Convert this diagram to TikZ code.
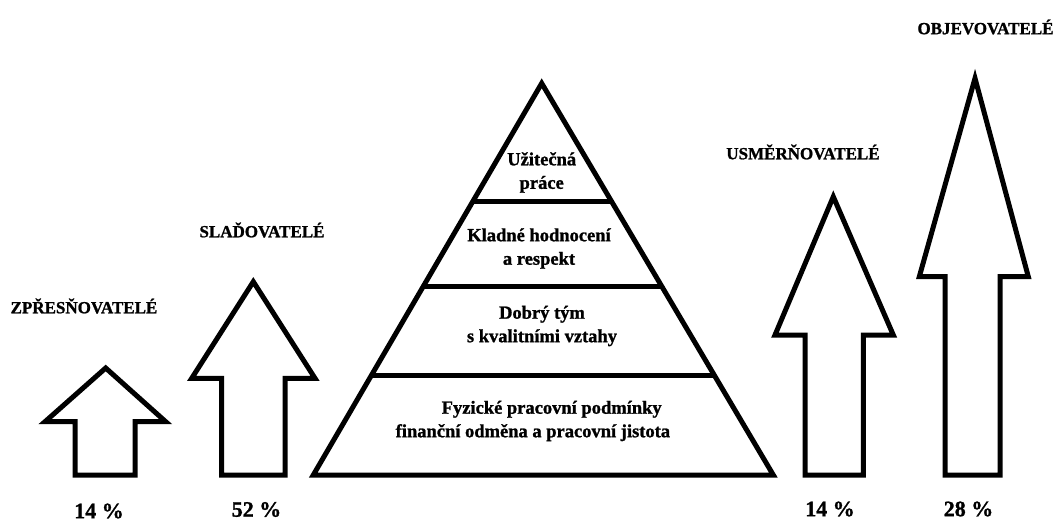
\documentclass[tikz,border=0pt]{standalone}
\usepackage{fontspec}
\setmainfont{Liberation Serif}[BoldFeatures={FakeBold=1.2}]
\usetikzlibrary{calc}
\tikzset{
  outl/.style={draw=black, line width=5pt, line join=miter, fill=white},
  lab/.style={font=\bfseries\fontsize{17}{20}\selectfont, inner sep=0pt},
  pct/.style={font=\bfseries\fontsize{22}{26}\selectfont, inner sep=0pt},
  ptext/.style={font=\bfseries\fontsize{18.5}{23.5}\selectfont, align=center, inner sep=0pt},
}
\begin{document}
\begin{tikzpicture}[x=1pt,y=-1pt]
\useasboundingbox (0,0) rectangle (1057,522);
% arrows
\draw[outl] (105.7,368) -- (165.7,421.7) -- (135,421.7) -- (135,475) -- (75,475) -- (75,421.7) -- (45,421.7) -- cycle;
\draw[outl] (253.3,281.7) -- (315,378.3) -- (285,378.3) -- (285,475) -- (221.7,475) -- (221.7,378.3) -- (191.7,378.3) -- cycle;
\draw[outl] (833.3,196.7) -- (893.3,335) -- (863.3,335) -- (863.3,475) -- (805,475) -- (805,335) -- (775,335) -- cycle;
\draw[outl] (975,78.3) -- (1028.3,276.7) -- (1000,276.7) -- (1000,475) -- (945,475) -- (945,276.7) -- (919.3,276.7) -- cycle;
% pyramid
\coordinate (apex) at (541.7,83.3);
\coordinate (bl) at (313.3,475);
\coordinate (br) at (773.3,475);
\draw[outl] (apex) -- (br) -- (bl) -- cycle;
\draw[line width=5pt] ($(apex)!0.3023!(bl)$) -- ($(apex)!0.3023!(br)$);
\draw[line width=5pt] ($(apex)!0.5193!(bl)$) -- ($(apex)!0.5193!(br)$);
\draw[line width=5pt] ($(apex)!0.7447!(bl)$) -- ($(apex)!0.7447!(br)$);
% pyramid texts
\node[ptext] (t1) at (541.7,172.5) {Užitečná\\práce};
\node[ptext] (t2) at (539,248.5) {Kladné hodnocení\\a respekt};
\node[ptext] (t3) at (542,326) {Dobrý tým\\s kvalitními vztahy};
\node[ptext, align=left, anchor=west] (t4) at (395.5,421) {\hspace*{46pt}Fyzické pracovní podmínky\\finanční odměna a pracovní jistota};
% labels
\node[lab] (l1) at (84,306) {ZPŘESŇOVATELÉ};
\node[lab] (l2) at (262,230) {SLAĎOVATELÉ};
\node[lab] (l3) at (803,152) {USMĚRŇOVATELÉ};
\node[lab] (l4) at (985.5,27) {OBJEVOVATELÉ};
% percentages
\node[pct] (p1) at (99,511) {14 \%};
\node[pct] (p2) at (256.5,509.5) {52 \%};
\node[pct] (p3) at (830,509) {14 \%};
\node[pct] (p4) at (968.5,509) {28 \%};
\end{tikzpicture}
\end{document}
- - - - -
— Short problem —
From the material above, reproduce everything verbatim except the pictures.

— Written answer —
Convert this diagram to TikZ code.
\documentclass[tikz,border=0pt]{standalone}
\usepackage{fontspec}
\setmainfont{Liberation Serif}[BoldFeatures={FakeBold=1.2}]
\usetikzlibrary{calc}
\tikzset{
  outl/.style={draw=black, line width=5pt, line join=miter, fill=white},
  lab/.style={font=\bfseries\fontsize{17}{20}\selectfont, inner sep=0pt},
  pct/.style={font=\bfseries\fontsize{22}{26}\selectfont, inner sep=0pt},
  ptext/.style={font=\bfseries\fontsize{18.5}{23.5}\selectfont, align=center, inner sep=0pt},
}
\begin{document}
\begin{tikzpicture}[x=1pt,y=-1pt]
\useasboundingbox (0,0) rectangle (1057,522);
% arrows
\draw[outl] (105.7,368) -- (165.7,421.7) -- (135,421.7) -- (135,475) -- (75,475) -- (75,421.7) -- (45,421.7) -- cycle;
\draw[outl] (253.3,281.7) -- (315,378.3) -- (285,378.3) -- (285,475) -- (221.7,475) -- (221.7,378.3) -- (191.7,378.3) -- cycle;
\draw[outl] (833.3,196.7) -- (893.3,335) -- (863.3,335) -- (863.3,475) -- (805,475) -- (805,335) -- (775,335) -- cycle;
\draw[outl] (975,78.3) -- (1028.3,276.7) -- (1000,276.7) -- (1000,475) -- (945,475) -- (945,276.7) -- (919.3,276.7) -- cycle;
% pyramid
\coordinate (apex) at (541.7,83.3);
\coordinate (bl) at (313.3,475);
\coordinate (br) at (773.3,475);
\draw[outl] (apex) -- (br) -- (bl) -- cycle;
\draw[line width=5pt] ($(apex)!0.3023!(bl)$) -- ($(apex)!0.3023!(br)$);
\draw[line width=5pt] ($(apex)!0.5193!(bl)$) -- ($(apex)!0.5193!(br)$);
\draw[line width=5pt] ($(apex)!0.7447!(bl)$) -- ($(apex)!0.7447!(br)$);
% pyramid texts
\node[ptext] (t1) at (541.7,172.5) {Užitečná\\práce};
\node[ptext] (t2) at (539,248.5) {Kladné hodnocení\\a respekt};
\node[ptext] (t3) at (542,326) {Dobrý tým\\s kvalitními vztahy};
\node[ptext, align=left, anchor=west] (t4) at (395.5,421) {\hspace*{46pt}Fyzické pracovní podmínky\\finanční odměna a pracovní jistota};
% labels
\node[lab] (l1) at (84,306) {ZPŘESŇOVATELÉ};
\node[lab] (l2) at (262,230) {SLAĎOVATELÉ};
\node[lab] (l3) at (803,152) {USMĚRŇOVATELÉ};
\node[lab] (l4) at (985.5,27) {OBJEVOVATELÉ};
% percentages
\node[pct] (p1) at (99,511) {14 \%};
\node[pct] (p2) at (256.5,509.5) {52 \%};
\node[pct] (p3) at (830,509) {14 \%};
\node[pct] (p4) at (968.5,509) {28 \%};
\end{tikzpicture}
\end{document}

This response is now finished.